* [DIRECTIONS FOR THIS TASK]
Both the line containing "Convert this chart to Altair code." and the line containing "H_SAMPLES = list(range(-50, 51))" belong in the copy, as do all lines between them, copied exactly; pictures do not.

* [RECORDS PROVIDED]
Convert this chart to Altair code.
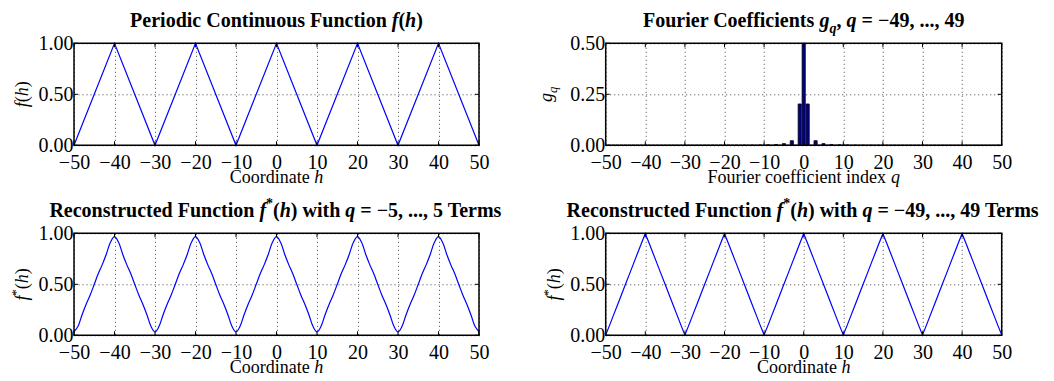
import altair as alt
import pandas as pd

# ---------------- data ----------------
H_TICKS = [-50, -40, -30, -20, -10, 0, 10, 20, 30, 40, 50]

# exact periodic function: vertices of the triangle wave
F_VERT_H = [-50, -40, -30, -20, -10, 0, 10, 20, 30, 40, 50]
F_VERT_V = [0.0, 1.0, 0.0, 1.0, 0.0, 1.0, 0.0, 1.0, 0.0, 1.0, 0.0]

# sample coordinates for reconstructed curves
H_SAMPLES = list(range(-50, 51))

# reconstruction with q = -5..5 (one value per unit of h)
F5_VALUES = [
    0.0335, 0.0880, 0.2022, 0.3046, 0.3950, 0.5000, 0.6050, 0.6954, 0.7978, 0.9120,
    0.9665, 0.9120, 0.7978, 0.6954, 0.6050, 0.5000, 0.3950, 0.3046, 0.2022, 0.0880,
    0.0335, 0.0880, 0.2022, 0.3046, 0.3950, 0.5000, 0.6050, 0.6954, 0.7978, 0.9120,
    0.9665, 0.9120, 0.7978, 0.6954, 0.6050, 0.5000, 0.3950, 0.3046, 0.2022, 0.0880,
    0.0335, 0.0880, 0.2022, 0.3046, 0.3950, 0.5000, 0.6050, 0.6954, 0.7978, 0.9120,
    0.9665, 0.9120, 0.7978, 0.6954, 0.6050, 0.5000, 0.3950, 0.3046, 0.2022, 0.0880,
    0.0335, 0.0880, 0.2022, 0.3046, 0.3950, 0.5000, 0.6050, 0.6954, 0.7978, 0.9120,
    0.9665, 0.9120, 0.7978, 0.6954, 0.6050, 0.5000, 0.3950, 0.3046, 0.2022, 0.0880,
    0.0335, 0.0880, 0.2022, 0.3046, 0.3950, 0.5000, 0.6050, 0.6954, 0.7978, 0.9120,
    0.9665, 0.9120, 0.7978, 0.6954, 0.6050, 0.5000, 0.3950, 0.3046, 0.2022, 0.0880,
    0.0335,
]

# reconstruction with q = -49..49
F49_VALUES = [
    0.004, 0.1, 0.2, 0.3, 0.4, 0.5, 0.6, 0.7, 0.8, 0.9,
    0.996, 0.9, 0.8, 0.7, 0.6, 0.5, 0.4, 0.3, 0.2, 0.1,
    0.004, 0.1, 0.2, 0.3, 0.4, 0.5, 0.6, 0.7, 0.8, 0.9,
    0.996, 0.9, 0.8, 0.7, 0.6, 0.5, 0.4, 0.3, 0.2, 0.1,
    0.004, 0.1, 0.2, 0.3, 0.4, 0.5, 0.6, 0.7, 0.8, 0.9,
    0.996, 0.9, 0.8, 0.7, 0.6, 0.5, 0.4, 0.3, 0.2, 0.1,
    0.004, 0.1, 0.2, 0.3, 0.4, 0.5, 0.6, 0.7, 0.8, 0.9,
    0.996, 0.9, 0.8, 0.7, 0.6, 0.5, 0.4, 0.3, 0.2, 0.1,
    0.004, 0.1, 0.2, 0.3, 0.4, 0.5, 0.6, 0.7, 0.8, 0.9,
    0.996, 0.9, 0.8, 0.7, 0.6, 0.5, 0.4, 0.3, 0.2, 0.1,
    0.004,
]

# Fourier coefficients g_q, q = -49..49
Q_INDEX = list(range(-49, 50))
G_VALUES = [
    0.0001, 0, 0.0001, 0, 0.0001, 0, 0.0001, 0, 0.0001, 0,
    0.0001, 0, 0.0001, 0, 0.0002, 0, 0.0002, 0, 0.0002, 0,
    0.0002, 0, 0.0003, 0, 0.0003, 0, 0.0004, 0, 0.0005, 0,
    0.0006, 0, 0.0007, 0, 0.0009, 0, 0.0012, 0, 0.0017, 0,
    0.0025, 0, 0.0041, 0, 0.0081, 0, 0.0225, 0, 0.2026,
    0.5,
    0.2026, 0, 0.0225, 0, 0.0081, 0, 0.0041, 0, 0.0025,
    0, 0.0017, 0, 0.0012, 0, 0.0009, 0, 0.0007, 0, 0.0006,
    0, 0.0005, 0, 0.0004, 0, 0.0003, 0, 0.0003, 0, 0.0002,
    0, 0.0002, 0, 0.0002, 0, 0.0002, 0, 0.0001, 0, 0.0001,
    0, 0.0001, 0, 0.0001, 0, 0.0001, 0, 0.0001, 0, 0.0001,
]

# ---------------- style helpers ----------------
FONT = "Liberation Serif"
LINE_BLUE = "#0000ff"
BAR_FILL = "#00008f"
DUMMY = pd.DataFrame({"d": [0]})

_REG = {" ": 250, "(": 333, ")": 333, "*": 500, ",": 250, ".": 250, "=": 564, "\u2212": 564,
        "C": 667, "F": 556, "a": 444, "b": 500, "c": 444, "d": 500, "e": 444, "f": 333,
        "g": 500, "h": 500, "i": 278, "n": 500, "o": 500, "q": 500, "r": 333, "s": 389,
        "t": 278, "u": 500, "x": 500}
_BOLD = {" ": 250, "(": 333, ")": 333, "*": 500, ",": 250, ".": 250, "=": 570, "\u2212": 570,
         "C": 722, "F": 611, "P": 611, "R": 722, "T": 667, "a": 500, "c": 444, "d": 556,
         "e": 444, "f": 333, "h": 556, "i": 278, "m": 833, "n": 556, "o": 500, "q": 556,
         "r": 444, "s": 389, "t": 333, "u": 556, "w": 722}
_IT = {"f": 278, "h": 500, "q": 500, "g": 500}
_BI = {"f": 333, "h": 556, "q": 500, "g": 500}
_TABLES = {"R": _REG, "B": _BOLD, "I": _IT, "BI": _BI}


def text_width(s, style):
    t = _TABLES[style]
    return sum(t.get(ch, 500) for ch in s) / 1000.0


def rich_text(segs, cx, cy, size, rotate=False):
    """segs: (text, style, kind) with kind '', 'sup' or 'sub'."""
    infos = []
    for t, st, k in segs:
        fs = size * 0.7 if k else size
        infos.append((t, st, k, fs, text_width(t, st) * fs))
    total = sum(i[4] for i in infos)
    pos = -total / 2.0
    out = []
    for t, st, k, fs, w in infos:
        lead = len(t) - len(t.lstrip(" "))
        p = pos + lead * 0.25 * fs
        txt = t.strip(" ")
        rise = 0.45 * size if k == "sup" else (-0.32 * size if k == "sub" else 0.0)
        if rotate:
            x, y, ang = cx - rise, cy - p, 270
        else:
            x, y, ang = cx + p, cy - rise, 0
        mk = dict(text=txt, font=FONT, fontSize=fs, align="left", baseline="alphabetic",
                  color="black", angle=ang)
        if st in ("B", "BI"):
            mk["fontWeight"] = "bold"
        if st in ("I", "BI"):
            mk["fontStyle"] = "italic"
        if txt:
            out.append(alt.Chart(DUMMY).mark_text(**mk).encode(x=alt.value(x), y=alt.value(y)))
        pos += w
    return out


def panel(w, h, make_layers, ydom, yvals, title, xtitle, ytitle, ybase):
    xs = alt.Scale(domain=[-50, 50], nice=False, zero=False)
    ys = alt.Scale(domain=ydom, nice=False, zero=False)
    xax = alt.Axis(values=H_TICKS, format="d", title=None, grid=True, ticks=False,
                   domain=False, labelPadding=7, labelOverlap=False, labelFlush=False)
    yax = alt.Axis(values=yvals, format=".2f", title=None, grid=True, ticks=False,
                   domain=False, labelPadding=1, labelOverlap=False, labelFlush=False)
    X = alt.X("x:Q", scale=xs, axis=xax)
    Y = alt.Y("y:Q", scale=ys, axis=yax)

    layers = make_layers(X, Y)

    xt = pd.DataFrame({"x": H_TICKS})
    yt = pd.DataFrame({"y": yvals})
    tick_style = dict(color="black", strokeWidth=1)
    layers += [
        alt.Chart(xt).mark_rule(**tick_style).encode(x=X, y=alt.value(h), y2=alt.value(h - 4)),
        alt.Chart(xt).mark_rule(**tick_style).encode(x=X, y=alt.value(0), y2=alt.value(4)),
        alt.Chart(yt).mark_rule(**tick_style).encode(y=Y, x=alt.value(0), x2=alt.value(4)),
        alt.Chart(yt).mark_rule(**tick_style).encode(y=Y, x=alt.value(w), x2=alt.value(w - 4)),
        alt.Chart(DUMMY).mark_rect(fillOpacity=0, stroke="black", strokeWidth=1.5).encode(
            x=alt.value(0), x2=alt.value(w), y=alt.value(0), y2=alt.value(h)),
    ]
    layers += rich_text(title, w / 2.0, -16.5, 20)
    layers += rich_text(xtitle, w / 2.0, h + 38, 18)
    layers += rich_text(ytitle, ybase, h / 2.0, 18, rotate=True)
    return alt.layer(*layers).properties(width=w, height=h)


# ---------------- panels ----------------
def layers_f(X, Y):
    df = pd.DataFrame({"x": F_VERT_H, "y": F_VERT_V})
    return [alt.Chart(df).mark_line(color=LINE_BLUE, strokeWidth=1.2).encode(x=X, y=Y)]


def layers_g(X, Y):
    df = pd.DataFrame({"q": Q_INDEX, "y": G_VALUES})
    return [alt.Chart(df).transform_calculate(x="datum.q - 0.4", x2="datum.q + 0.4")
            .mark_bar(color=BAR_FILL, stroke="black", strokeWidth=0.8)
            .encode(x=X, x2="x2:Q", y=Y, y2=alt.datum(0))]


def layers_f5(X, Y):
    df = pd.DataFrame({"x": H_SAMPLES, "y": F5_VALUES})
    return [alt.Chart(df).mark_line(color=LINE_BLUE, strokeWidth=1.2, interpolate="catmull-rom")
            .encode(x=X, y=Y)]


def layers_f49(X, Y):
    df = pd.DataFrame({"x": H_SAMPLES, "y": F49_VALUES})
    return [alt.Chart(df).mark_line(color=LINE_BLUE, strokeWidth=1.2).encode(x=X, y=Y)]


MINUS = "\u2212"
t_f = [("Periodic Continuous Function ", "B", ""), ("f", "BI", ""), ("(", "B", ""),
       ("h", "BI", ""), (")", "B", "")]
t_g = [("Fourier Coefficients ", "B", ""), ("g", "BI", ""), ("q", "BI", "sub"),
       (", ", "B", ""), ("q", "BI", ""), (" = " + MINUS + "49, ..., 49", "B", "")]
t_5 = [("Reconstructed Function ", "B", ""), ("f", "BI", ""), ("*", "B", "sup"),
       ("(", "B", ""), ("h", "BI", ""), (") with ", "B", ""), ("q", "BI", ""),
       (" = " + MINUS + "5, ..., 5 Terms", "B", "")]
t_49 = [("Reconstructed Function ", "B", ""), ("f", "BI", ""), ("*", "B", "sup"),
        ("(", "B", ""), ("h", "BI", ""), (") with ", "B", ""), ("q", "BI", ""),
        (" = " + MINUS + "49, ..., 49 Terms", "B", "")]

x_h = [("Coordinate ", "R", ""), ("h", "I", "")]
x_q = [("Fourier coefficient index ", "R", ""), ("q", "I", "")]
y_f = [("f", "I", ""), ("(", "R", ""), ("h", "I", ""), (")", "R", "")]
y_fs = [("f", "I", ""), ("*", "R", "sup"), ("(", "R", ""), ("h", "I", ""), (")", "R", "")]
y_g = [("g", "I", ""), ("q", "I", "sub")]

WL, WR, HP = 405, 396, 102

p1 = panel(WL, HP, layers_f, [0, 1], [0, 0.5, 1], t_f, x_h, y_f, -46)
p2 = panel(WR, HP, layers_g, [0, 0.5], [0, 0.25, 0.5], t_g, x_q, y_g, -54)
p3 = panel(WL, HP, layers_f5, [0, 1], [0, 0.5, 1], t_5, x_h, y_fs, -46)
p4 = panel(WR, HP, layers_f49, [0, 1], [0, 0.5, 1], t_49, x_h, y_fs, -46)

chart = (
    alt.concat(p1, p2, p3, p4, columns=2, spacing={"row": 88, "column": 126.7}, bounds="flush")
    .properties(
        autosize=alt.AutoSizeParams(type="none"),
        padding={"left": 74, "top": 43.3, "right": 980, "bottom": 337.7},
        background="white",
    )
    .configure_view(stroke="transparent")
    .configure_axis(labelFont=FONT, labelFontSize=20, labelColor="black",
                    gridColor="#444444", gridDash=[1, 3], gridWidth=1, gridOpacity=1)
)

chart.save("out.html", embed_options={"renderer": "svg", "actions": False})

--

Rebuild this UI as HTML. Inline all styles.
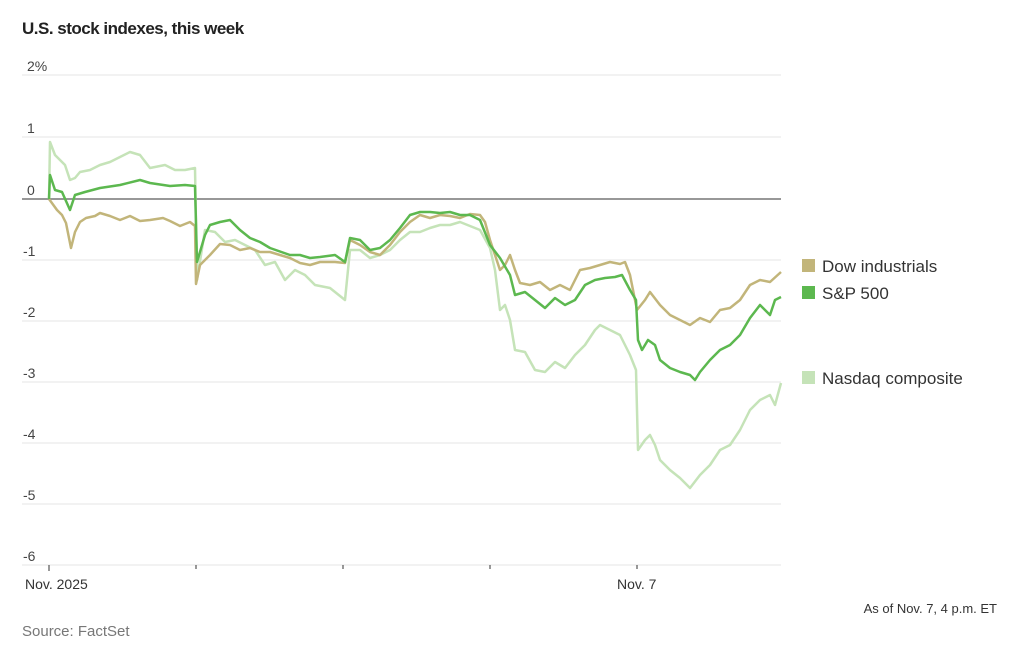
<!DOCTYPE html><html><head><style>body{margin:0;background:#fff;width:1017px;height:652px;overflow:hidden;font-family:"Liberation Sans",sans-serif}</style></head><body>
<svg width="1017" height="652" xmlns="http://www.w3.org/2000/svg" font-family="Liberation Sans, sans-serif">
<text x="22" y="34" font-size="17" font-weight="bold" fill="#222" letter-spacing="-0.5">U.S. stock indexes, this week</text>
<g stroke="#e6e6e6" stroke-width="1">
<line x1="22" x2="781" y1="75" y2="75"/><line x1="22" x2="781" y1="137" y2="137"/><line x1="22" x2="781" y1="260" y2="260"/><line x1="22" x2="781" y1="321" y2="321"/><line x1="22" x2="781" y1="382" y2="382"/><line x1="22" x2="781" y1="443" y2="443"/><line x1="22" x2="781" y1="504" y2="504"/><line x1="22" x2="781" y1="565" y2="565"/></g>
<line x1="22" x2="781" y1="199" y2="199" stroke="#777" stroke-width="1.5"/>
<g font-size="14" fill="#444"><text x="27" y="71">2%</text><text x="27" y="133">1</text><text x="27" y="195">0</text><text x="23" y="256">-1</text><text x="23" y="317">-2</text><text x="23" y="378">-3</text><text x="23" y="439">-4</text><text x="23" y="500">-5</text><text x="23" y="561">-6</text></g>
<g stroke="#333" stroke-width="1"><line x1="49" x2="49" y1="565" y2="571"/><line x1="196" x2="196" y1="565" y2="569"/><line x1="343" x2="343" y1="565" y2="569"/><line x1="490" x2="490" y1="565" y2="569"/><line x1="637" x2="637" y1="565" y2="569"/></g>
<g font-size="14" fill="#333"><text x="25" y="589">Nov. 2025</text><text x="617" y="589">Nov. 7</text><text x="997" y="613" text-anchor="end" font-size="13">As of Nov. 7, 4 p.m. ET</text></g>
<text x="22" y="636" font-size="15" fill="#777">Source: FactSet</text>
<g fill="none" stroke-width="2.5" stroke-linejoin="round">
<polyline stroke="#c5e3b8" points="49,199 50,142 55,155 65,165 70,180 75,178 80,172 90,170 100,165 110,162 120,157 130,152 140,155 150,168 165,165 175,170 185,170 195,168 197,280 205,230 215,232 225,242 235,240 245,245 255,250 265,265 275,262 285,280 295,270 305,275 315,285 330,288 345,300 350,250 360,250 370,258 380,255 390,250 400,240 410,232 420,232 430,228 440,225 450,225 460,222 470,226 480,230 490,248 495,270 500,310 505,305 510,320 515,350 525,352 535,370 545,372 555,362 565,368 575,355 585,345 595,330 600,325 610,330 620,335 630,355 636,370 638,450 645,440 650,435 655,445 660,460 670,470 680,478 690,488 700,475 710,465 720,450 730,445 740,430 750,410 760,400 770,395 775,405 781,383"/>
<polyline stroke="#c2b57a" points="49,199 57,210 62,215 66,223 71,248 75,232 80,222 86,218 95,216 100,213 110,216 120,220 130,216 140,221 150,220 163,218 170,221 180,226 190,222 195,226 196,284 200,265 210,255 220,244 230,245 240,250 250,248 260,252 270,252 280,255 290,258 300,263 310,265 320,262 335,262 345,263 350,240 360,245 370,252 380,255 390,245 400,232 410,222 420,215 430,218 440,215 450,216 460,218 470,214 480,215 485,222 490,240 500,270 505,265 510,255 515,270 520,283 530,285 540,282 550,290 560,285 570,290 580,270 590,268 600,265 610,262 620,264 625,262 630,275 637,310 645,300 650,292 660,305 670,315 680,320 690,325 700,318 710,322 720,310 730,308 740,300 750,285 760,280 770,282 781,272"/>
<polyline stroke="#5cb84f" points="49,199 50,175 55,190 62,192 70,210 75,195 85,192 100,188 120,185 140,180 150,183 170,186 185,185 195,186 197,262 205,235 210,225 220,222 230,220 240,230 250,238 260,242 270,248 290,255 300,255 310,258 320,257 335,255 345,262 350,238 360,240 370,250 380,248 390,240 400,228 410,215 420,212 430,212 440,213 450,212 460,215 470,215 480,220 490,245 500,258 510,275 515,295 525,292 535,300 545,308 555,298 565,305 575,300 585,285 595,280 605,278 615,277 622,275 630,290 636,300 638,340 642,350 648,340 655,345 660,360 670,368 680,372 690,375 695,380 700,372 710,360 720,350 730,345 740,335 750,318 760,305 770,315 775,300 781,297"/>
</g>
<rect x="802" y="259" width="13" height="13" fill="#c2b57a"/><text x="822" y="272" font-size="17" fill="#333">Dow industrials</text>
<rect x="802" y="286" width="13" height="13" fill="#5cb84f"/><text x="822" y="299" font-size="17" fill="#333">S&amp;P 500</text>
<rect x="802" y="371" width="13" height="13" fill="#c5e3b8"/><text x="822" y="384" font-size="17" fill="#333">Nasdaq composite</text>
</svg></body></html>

* [ANSWER TO THIS PROBLEM]
Convert this chart to Altair code.
import altair as alt
import pandas as pd

# ---------------- data ----------------
H_TICKS = [-50, -40, -30, -20, -10, 0, 10, 20, 30, 40, 50]

# exact periodic function: vertices of the triangle wave
F_VERT_H = [-50, -40, -30, -20, -10, 0, 10, 20, 30, 40, 50]
F_VERT_V = [0.0, 1.0, 0.0, 1.0, 0.0, 1.0, 0.0, 1.0, 0.0, 1.0, 0.0]

# sample coordinates for reconstructed curves
H_SAMPLES = list(range(-50, 51))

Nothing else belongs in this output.